On Wednesday, June 4, 2003, at 04:01 PM, Dan Kogai wrote:
I think we should but the biggest problem on slow startup was primarily libperl.dylib (too may symbols for fix_prebinding daemon to tweak). I am now working on benchmarking the difference but even without -prebind flag the launch speed increase was significant.

And here is the benchmark.


with the new default as of 19681
% otool -hv ./perl
./perl:
Mach header
magic cputype cpusubtype filetype ncmds sizeofcmds flags
MH_MAGIC PPC ALL EXECUTE 9 1604 NOUNDEFS DYLDLINK
% redo_prebinding ./perl
redo_prebinding: file is not prebound: ./perl
% time /usr/bin/perl -le 'for (1..$ARGV[0]){system $ARGV[1], qw(-e 1)}' 1000 ./perl
2.860u 6.680s 0:12.75 74.8% 0+0k 0+4io 0pf+0w

with -Dldflags='-prebind' -Dlddflags='-bundle -undefined dynamic_lookup'
% otool -hv ./perl./perl:Mach header
magic cputype cpusubtype filetype ncmds sizeofcmds flags
MH_MAGIC PPC ALL EXECUTE 12 1884 NOUNDEFS DYLDLINK PREBOUND TWOLEVEL
% redo_prebinding ./perl
% time /usr/bin/perl -le 'for (1..$ARGV[0]){system $ARGV[1], qw(-e 1)}' 1000 ./perl
2.290u 6.490s 0:11.59 75.7% 0+0k 0+3io 0pf+0w

As you see -prebind does help though not as significant as -Uuseshrplib.


man 8 fix_prebinding
hese hints are used by the dynamic loader to launch processes prebound,
eliminating the need to look up dynamically linked symbols.

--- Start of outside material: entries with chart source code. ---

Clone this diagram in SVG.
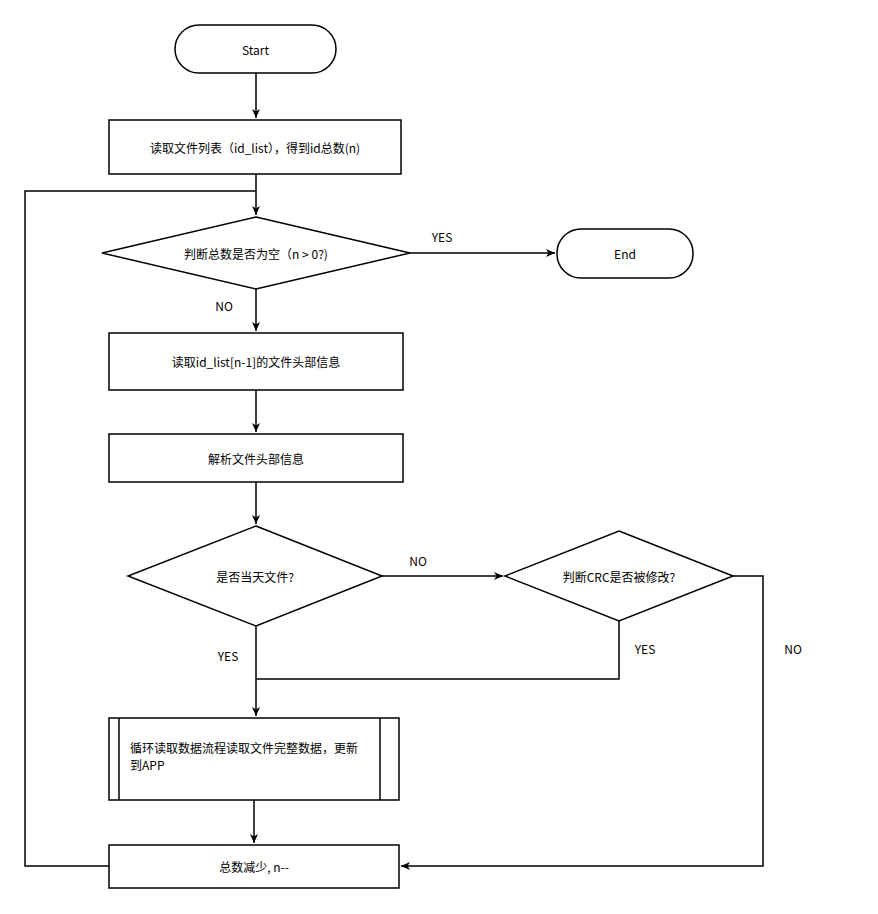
<svg xmlns="http://www.w3.org/2000/svg" width="878" height="914" viewBox="0 0 878 914">
<defs>
<marker id="a" markerWidth="10" markerHeight="10" refX="9" refY="5" orient="auto" markerUnits="userSpaceOnUse"><path d="M0,1 L9,5 L0,9 L2.5,5 Z" fill="#000"/></marker>
<style>
.s{fill:#fff;stroke:#000;stroke-width:1.5}
.c{fill:none;stroke:#000;stroke-width:1.5}
text{font-family:"Noto Sans CJK SC","Noto Sans",sans-serif;font-size:12px;fill:#000}
.m{text-anchor:middle;dominant-baseline:central}
</style>
</defs>
<rect width="878" height="914" fill="#fff"/>
<g id="connectors">
<path class="c" d="M256,73 V118" marker-end="url(#a)"/>
<path class="c" d="M256,174 V215" marker-end="url(#a)"/>
<path class="c" d="M109,866 H25 V191 H256"/>
<path class="c" d="M410,253 H555" marker-end="url(#a)"/>
<path class="c" d="M256,289 V331" marker-end="url(#a)"/>
<path class="c" d="M256,390 V432" marker-end="url(#a)"/>
<path class="c" d="M256,482 V524" marker-end="url(#a)"/>
<path class="c" d="M382,576 H503" marker-end="url(#a)"/>
<path class="c" d="M256,626 V716" marker-end="url(#a)"/>
<path class="c" d="M619,621 V679 H256"/>
<path class="c" d="M733,576 H763 V866 H401" marker-end="url(#a)"/>
<path class="c" d="M254,800 V843" marker-end="url(#a)"/>
<text x="442" y="236" class="m">YES</text>
<text x="224" y="305" class="m">NO</text>
<text x="418" y="560" class="m">NO</text>
<text x="228" y="655" class="m">YES</text>
<text x="645" y="648" class="m">YES</text>
<text x="793" y="648" class="m">NO</text>
</g>
<g id="start"><rect class="s" x="175" y="25" width="161" height="48" rx="24"/><text x="255.5" y="49" class="m">Start</text></g>
<g id="read-list"><rect class="s" x="109" y="120" width="292" height="54"/><text x="255" y="147" class="m">读取文件列表（id_list），得到id总数(n)</text></g>
<g id="check-n"><polygon class="s" points="256,217 410,253 256,289 102,253"/><text x="256" y="253" class="m">判断总数是否为空（n &gt; 0?)</text></g>
<g id="end"><rect class="s" x="557" y="229" width="136" height="49" rx="24"/><text x="625" y="253.5" class="m">End</text></g>
<g id="read-header"><rect class="s" x="109" y="333" width="294" height="57"/><text x="256" y="361.5" class="m">读取id_list[n-1]的文件头部信息</text></g>
<g id="parse"><rect class="s" x="109" y="434" width="294" height="48"/><text x="256" y="458" class="m">解析文件头部信息</text></g>
<g id="today"><polygon class="s" points="256,526 382,576 256,626 128,576"/><text x="255" y="576" class="m">是否当天文件?</text></g>
<g id="crc"><polygon class="s" points="619,531 733,576 619,621 505,576"/><text x="619" y="576" class="m">判断CRC是否被修改?</text></g>
<g id="loop-read"><rect class="s" x="109" y="718" width="290" height="82"/><path class="c" d="M119,718 V800 M380,718 V800"/><text x="130" y="753">循环读取数据流程读取文件完整数据，更新</text><text x="130" y="770">到APP</text></g>
<g id="decrement"><rect class="s" x="109" y="845" width="290" height="43"/><text x="254" y="866.5" class="m">总数减少, n--</text></g>
</svg>
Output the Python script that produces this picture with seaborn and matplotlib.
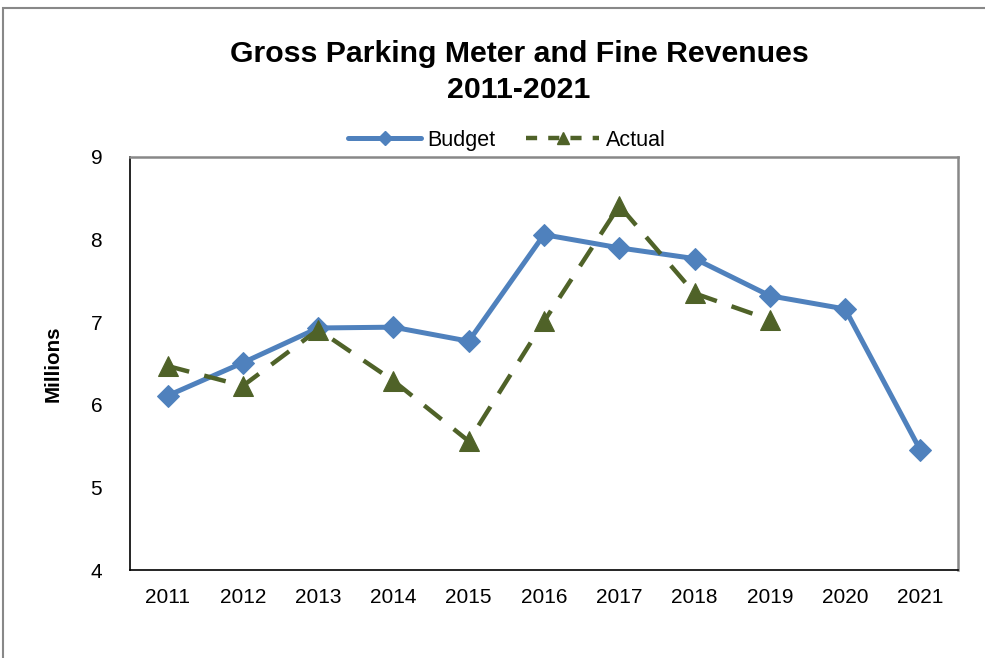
import matplotlib.pyplot as plt
from matplotlib.lines import Line2D
import numpy as np
import pandas as pd
import seaborn as sns

sns.set_style('white')
plt.rcParams['font.family'] = ['Liberation Sans', 'DejaVu Sans']
plt.rcParams['text.color'] = 'black'
plt.rcParams['axes.labelcolor'] = 'black'
plt.rcParams['xtick.color'] = 'black'
plt.rcParams['ytick.color'] = 'black'

## chart values
years = ['2011', '2012', '2013', '2014', '2015', '2016', '2017', '2018', '2019', '2020', '2021']
budget = [6.11, 6.51, 6.93, 6.94, 6.77, 8.06, 7.90, 7.77, 7.32, 7.16, 5.45]
actual = [6.47, 6.23, 6.91, 6.29, 5.56, 7.01, 8.41, 7.35, 7.03, np.nan, np.nan]

budget_color = '#4F81BD'
actual_color = '#4F6228'
dash = (0, (5, 3.5))

data = pd.DataFrame({'Year': years, 'Budget': budget, 'Actual': actual})
data['pos'] = range(len(years))

fig = plt.figure(figsize=(9.85, 6.58), dpi=100)
ax = fig.add_axes([0.132, 0.1337, 0.8406, 0.6277])

## Budget series
sns.lineplot(data=data, x='pos', y='Budget', ax=ax, color=budget_color, linewidth=3.6,
             marker='D', markersize=11, markeredgecolor=budget_color, legend=False)

## Actual series
act = data.dropna(subset=['Actual'])
sns.lineplot(data=act, x='pos', y='Actual', ax=ax, color=actual_color, linewidth=3.2,
             linestyle=dash, marker='^', markersize=14,
             markeredgecolor=actual_color, legend=False)

ax.set_xlim(-0.5, len(years) - 0.5)
ax.set_ylim(4, 9)
ax.set_yticks([4, 5, 6, 7, 8, 9])
ax.set_xticks(data['pos'])
ax.set_xticklabels(years)
ax.set_xticks(np.arange(-0.5, len(years), 1), minor=True)
ax.tick_params(axis='x', which='major', length=0, labelsize=15, pad=13)
ax.tick_params(axis='x', which='minor', length=6, width=1, direction='out')
ax.tick_params(axis='y', length=6, width=1, direction='out', labelsize=15, pad=14)
ax.set_xlabel('')
ax.set_ylabel('Millions', fontsize=14.8, fontweight='bold', labelpad=20)

for side in ['left', 'bottom']:
    ax.spines[side].set_color('black')
    ax.spines[side].set_linewidth(1.2)
for side in ['top', 'right']:
    ax.spines[side].set_color('#888888')
    ax.spines[side].set_linewidth(1.8)

handles = [
    Line2D([], [], color=budget_color, linewidth=3.6, marker='D', markersize=7),
    Line2D([], [], color=actual_color, linewidth=3.2, linestyle=(0, (2.5, 2.5)), marker='^', markersize=8),
]
ax.legend(handles, ['Budget', 'Actual'], loc='lower center', bbox_to_anchor=(0.455, 0.968), ncol=2,
          frameon=False, fontsize=15.5, handlelength=3.4, columnspacing=1.4, handletextpad=0.3)

fig.text(0.527, 0.891, 'Gross Parking Meter and Fine Revenues\n2011-2021', ha='center', va='center',
         fontsize=21.8, fontweight='bold', linespacing=1.36)

## outer chart border
border = plt.Rectangle((0.003, -0.01), 1.2, 0.998, transform=fig.transFigure, fill=False,
                       edgecolor='#888888', linewidth=1.5)
fig.patches.append(border)

fig.savefig('out.png', dpi=100)
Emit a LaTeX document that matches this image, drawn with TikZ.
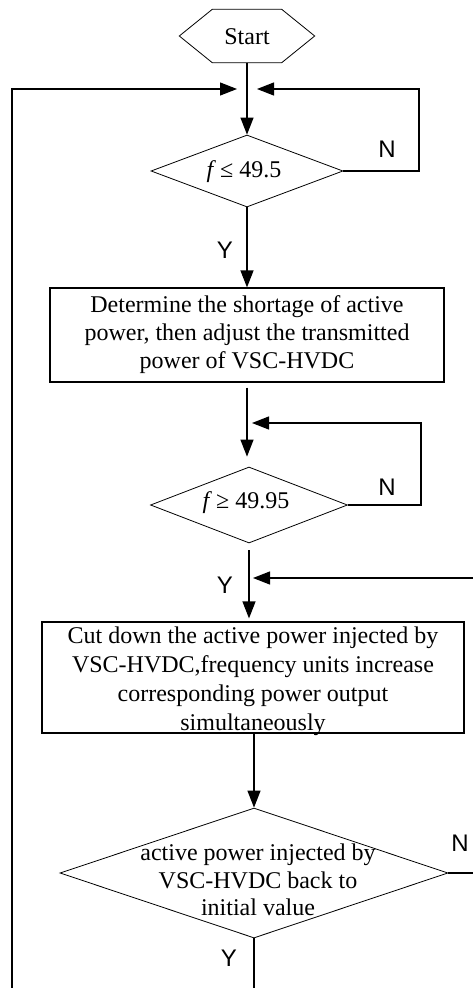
\documentclass[tikz,border=0pt]{standalone}
\usepackage{fontspec}
\setmainfont{Liberation Serif}
\newfontfamily\lsans{Liberation Sans}
\usetikzlibrary{shapes.geometric,arrows.meta}
\begin{document}
\begin{tikzpicture}[x=1pt,y=-1pt,
  txt/.style={align=center,font=\fontsize{24}{28}\selectfont,inner sep=0},
  lbl/.style={font=\lsans\fontsize{24}{24}\selectfont,inner sep=0},
  dia/.style={diamond,draw,line width=0.8pt,inner sep=0},
  boxnode/.style={rectangle,draw,line width=1.2pt,inner sep=0},
  conn/.style={line width=1.2pt},
  arr/.style={conn,-{Triangle[length=17pt,width=13pt]}},
]
\useasboundingbox (0,0) rectangle (473,988);
% start
\node[inner sep=0,minimum width=135pt,minimum height=53pt] (start) at (247,36) {};
\draw[line width=0.8pt] ([xshift=33pt]start.north west) -- ([xshift=-33pt]start.north east) -- (start.east)
  -- ([xshift=-33pt]start.south east) -- ([xshift=33pt]start.south west) -- (start.west) -- cycle;
\node[txt] (starttxt) at (247,37) {Start};
% decision 1
\node[dia,minimum width=192pt,minimum height=72pt] (d1) at (247,171) {};
\node[txt] (d1t) at (244,172) {\textit{f}\,≤ 49.5};
% box 1
\node[boxnode,minimum width=394pt,minimum height=94pt] (b1) at (247,335) {};
\node[txt] (b1t) at (247,335) {Determine the shortage of active\\power, then adjust the transmitted\\power of VSC-HVDC};
% decision 2
\node[dia,minimum width=197pt,minimum height=76pt] (d2) at (249,505) {};
\node[txt] (d2t) at (246,503) {\textit{f}\,≥ 49.95};
% box 2
\node[boxnode,minimum width=422pt,minimum height=111pt] (b2) at (253,677.5) {};
\node[txt,font=\fontsize{24}{29}\selectfont] (b2t) at (253,681) {Cut down the active power injected by\\VSC-HVDC,frequency units increase\\corresponding power output\\simultaneously};
% decision 3
\node[dia,minimum width=388pt,minimum height=130pt] (d3) at (254,873) {};
\node[txt,font=\fontsize{24}{27.5}\selectfont] (d3t) at (258,880) {active power injected by\\VSC-HVDC back to\\initial value};
% labels
\node[lbl] (n1) at (387,149) {N};
\node[lbl] (n2) at (387,487) {N};
\node[lbl] (n3) at (460,843) {N};
\node[lbl] (y1) at (225,250) {Y};
\node[lbl] (y2) at (225,585) {Y};
\node[lbl] (y3) at (229,958) {Y};
% coordinates
\coordinate (jl) at (237,89);
\coordinate (jr) at (257,89);
\coordinate (bl) at (12,988);
\coordinate (r1) at (419,171);
\coordinate (r1t) at (419,89);
\coordinate (r2) at (421,505);
\coordinate (r2t) at (421,423);
\coordinate (j2) at (252,423);
\coordinate (r3in) at (473,578);
\coordinate (j3) at (253,578);
\coordinate (r3out) at (473,873);
\coordinate (bot) at (254,988);
% connectors
\draw[arr] (start.south) -- (d1.north);
\draw[arr] (bl) |- (jl);
\draw[arr] (d1.east) -- (r1) -- (r1t) -- (jr);
\draw[arr] (d1.south) -- (b1.north);
\draw[arr] ([yshift=-5pt]b1.south) -- ([yshift=10pt]b1.south |- d2.north);
\draw[arr] (d2.east) -- (r2) -- (r2t) -- (j2);
\draw[arr] ([yshift=-7pt]d2.south) -- ([yshift=3pt]d2.south |- b2.north);
\draw[arr] (r3in) -- (j3);
\draw[arr] (b2.south -| d3.north) -- (d3.north);
\draw[conn] (d3.east) -- (r3out);
\draw[conn] (d3.south) -- (bot);
\end{tikzpicture}
\end{document}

If these
hints are out-of-date, the dynamic linker instead must lookup referenced
symbols. As a result, the application may launch from 10-30% slower.

So this still holds true at least for user time. Though the time saving might not be significant for ordinary users, Busy web sites with lots of CGIs should definitely benefit.


Dan the Benchmarker of Yours

P.S. Here is the comparison against our "competitors" and the script I used to benchmark. see we compare by cusr and csys, not usr and sys. Anything other than perl are pre-installed version.

#
use strict;
use Benchmark qw/:all/;
my $null = '/dev/null';
my $count = shift;
my %benches = map {  $_ => eval qq/sub{ system '$_'=>'$null' }/ } @ARGV;
my $results = timethese($count => \%benches, 'all');
# Since we are benchmarkning system, we swap (usr,sys) and (cusr,csys)
# to get a correct values for cmpthese or the value gets bogus
#  0      1      2        3               4                 5
# ($real, $user, $system, $children_user, $children_system, $iters)
for my $k (keys %$results){
    my $v = $results->{$k};
    @$v[1,2,3,4] = @$v[3,4,1,2]
 }
cmpthese($results, 'all');
__END__

Rate python ruby tclsh ./perl sh perl5.6.0
python 16.7/s -- -29% -77% -82% -85% -87%
ruby 23.6/s 41% -- -67% -74% -79% -81%
tclsh 71.4/s 327% 202% -- -23% -38% -43%
./perl 92.6/s 454% 292% 30% -- -19% -26%
sh 115/s 587% 386% 61% 24% -- -8%
perl5.6.0 125/s 647% 429% 75% 35% 9% --


We are doing great! Note ./perl is compiled with full of options like -DDEBUGGING and -Dusethreads.

P^2.S. jhi, is there an option to make (time|cmp)these to compare by cusr and csys so I don't have to tweak like the script above?